Supply Chain
Why Europe’s ITO Supply Chain Needs a Fundamental Rethink
Indium tin oxide is everywhere — and almost none of it is produced in Europe.
Every touchscreen, every solar panel, every smart glass surface contains a thin layer of ITO. It is the invisible conductor that makes interactive glass possible. And yet, over 80% of global ITO production is concentrated in China, South Korea, and Japan. For Europe’s rapidly growing solar and electronics industries, that geographic concentration is evolving from a commercial inconvenience into a genuine strategic liability.
The exposure became undeniable in 2021, when a global indium supply disruption caused ITO spot prices to spike by more than 40% within a single quarter.
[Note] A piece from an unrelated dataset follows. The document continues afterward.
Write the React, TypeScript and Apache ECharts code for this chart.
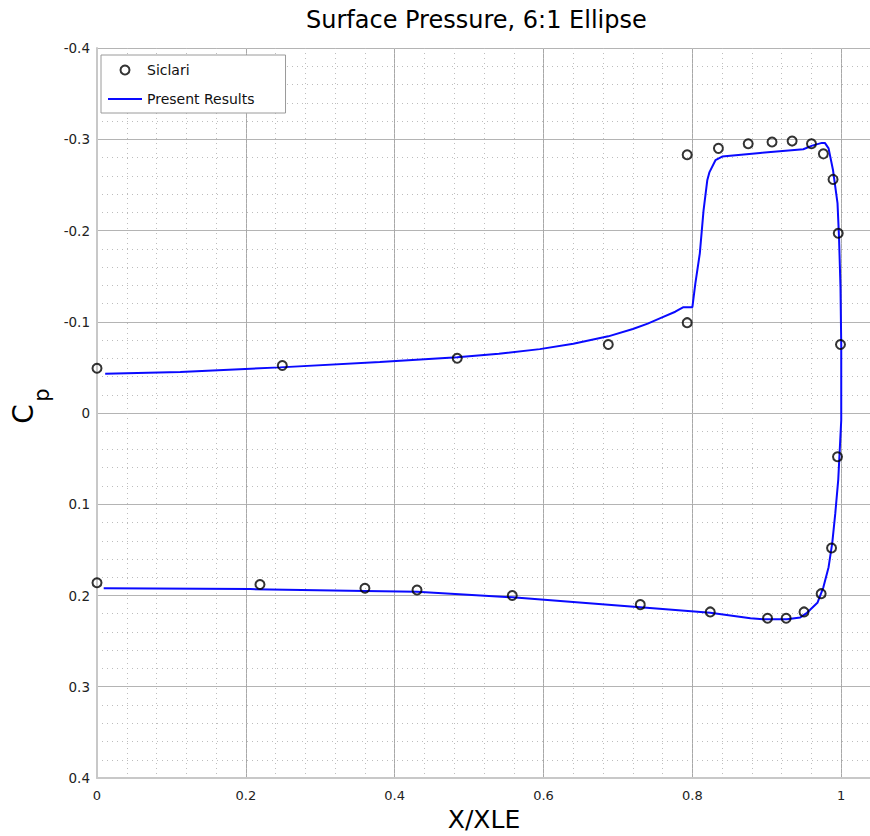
import React, { useEffect, useRef } from "react";
import * as echarts from "echarts";

const titleText = "Surface Pressure, 6:1 Ellipse";
const xAxisTitle = "X/XLE";

const siclariX = [0, 0.249, 0.484, 0.687, 0.793, 0.793, 0.835, 0.875, 0.907, 0.934, 0.96, 0.976, 0.989, 0.996, 0.999, 0.995, 0.987, 0.973, 0.95, 0.926, 0.901, 0.824, 0.73, 0.558, 0.43, 0.36, 0.219, 0];
const siclariCp = [-0.049, -0.052, -0.06, -0.075, -0.099, -0.283, -0.29, -0.295, -0.297, -0.298, -0.295, -0.284, -0.256, -0.197, -0.075, 0.048, 0.148, 0.198, 0.218, 0.225, 0.225, 0.218, 0.21, 0.2, 0.194, 0.192, 0.188, 0.186];

const resultsX = [0.011, 0.112, 0.246, 0.38, 0.484, 0.54, 0.595, 0.64, 0.687, 0.72, 0.74, 0.757, 0.777, 0.788, 0.8, 0.804, 0.81, 0.815, 0.82, 0.823, 0.831, 0.84, 0.891, 0.949, 0.961, 0.974, 0.978, 0.983, 0.989, 0.995, 0.997, 0.999, 1.0, 1.0, 0.996, 0.992, 0.988, 0.983, 0.976, 0.968, 0.954, 0.945, 0.927, 0.895, 0.878, 0.824, 0.73, 0.558, 0.43, 0.36, 0.206, 0.009];
const resultsCp = [-0.043, -0.045, -0.05, -0.056, -0.061, -0.065, -0.07, -0.076, -0.084, -0.092, -0.098, -0.104, -0.111, -0.116, -0.116, -0.142, -0.175, -0.222, -0.255, -0.264, -0.277, -0.281, -0.285, -0.289, -0.293, -0.296, -0.296, -0.29, -0.266, -0.23, -0.193, -0.138, -0.075, 0.008, 0.073, 0.11, 0.142, 0.169, 0.191, 0.208, 0.219, 0.224, 0.226, 0.226, 0.225, 0.219, 0.213, 0.202, 0.196, 0.195, 0.193, 0.192];

const FONT = "DejaVu Sans";

export default function App() {
  const ref = useRef<HTMLDivElement>(null);
  useEffect(() => {
    document.body.style.margin = "0";
    if (!ref.current) return;
    const chart = echarts.init(ref.current, null, { renderer: "svg" });
    const siclari = siclariX.map((x, i) => [x, siclariCp[i]]);
    const results = resultsX.map((x, i) => [x, resultsCp[i]]);
    chart.setOption({
      animation: false,
      backgroundColor: "#ffffff",
      textStyle: { fontFamily: FONT },
      title: {
        text: titleText,
        left: 301,
        top: 3,
        textStyle: { fontFamily: FONT, fontSize: 24, fontWeight: "normal", color: "#000" },
      },
      legend: {
        orient: "vertical",
        left: 101,
        top: 55,
        padding: [8, 31, 7, 6],
        itemGap: 15,
        itemWidth: 34,
        itemHeight: 9,
        backgroundColor: "#ffffff",
        borderColor: "#9a9a9a",
        borderWidth: 1,
        textStyle: { fontFamily: FONT, fontSize: 14, color: "#111" },
        data: [
          { name: "Siclari", icon: "circle", itemStyle: { color: "rgba(0,0,0,0)", borderColor: "#000", borderWidth: 2 } },
          { name: "Present Results", itemStyle: { opacity: 0 } },
        ],
      },
      grid: { left: 97, top: 48, width: 774, height: 730, containLabel: false, outerBoundsMode: "none" },
      xAxis: [
        {
          type: "value",
          min: 0,
          max: 1.04,
          interval: 0.2,
          name: xAxisTitle,
          nameLocation: "middle",
          nameGap: 28,
          nameTextStyle: { fontFamily: FONT, fontSize: 25, color: "#000" },
          axisLine: { show: true, onZero: false, lineStyle: { color: "#c8c8c8", width: 2 } },
          axisTick: { show: false },
          axisLabel: { showMaxLabel: false, margin: 11, fontFamily: FONT, fontSize: 13, color: "#222" },
          splitLine: { show: true, lineStyle: { color: "#a8a8a8", width: 1 } },
        },
        {
          type: "value",
          min: 0,
          max: 1.04,
          interval: 0.04,
          position: "bottom",
          axisLine: { show: false },
          axisTick: { show: false },
          axisLabel: { show: false },
          splitLine: { show: true, lineStyle: { color: "#bdbdbd", width: 1, type: [1, 4] } },
          z: 0,
        },
      ],
      yAxis: {
        type: "value",
        inverse: true,
        min: -0.4,
        max: 0.4,
        interval: 0.1,
        axisLine: { show: true, onZero: false, lineStyle: { color: "#c8c8c8", width: 2 } },
        axisTick: { show: false },
        axisLabel: { margin: 7, fontFamily: FONT, fontSize: 13.5, color: "#222" },
        splitLine: { show: true, lineStyle: { color: "#b4b4b4", width: 1 } },
        minorTick: { show: false, splitNumber: 5 },
        minorSplitLine: { show: true, lineStyle: { color: "#bdbdbd", width: 1, type: [1, 4] } },
      },
      graphic: [
        {
          type: "text",
          x: 23,
          y: 414,
          rotation: Math.PI / 2,
          style: { text: "C", fontFamily: FONT, fontSize: 28, fill: "#000", align: "center", verticalAlign: "middle" },
        },
        {
          type: "text",
          x: 42,
          y: 395,
          rotation: Math.PI / 2,
          style: { text: "p", fontFamily: FONT, fontSize: 21, fill: "#000", align: "center", verticalAlign: "middle" },
        },
      ],
      series: [
        {
          name: "Present Results",
          type: "line",
          data: results,
          symbol: "none",
          smooth: false,
          lineStyle: { color: "#0a0aff", width: 2 },
          itemStyle: { color: "#0a0aff" },
          z: 2,
        },
        {
          name: "Siclari",
          type: "scatter",
          data: siclari,
          symbol: "circle",
          symbolSize: 9,
          itemStyle: { color: "rgba(0,0,0,0)", borderColor: "#000", borderWidth: 2 },
          z: 3,
        },
      ],
    });
    return () => chart.dispose();
  }, []);
  return <div ref={ref} style={{ width: 870, height: 836 }} />;
}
European manufacturers — dependent on imports at every stage — had no alternative. More recently, Chinese export controls on gallium and germanium have signalled that critical material supply is increasingly used as geopolitical leverage. Indium, classified as a critical raw material by the European Commission, is widely considered next.
The structural problem
Europe’s ITO dependency is not simply a matter of geology. Indium is primarily recovered as a by-product of zinc smelting, and Europe has sufficient zinc refining capacity to source meaningful quantities. The problem is process economics: conventional ITO manufacturing is expensive, ammonia-intensive, and produces significant hazardous waste. No European producer has been able to compete on cost with Asian producers at larger scale with lower labour and energy costs.
Why a process breakthrough changes the equation
The only durable solution is to make European ITO production economically viable. M4GT’s circular, ammonia-free process reduces production costs by more than 30% and carbon emissions by approximately 80% versus conventional methods. Validated at industrial scale with LT Metal — the world’s second-largest ITO producer — this is not a long-term aspiration. It is an operational possibility, available now.
Europe has a window to act before the supply chain disruption it fears becomes the supply chain crisis it cannot afford.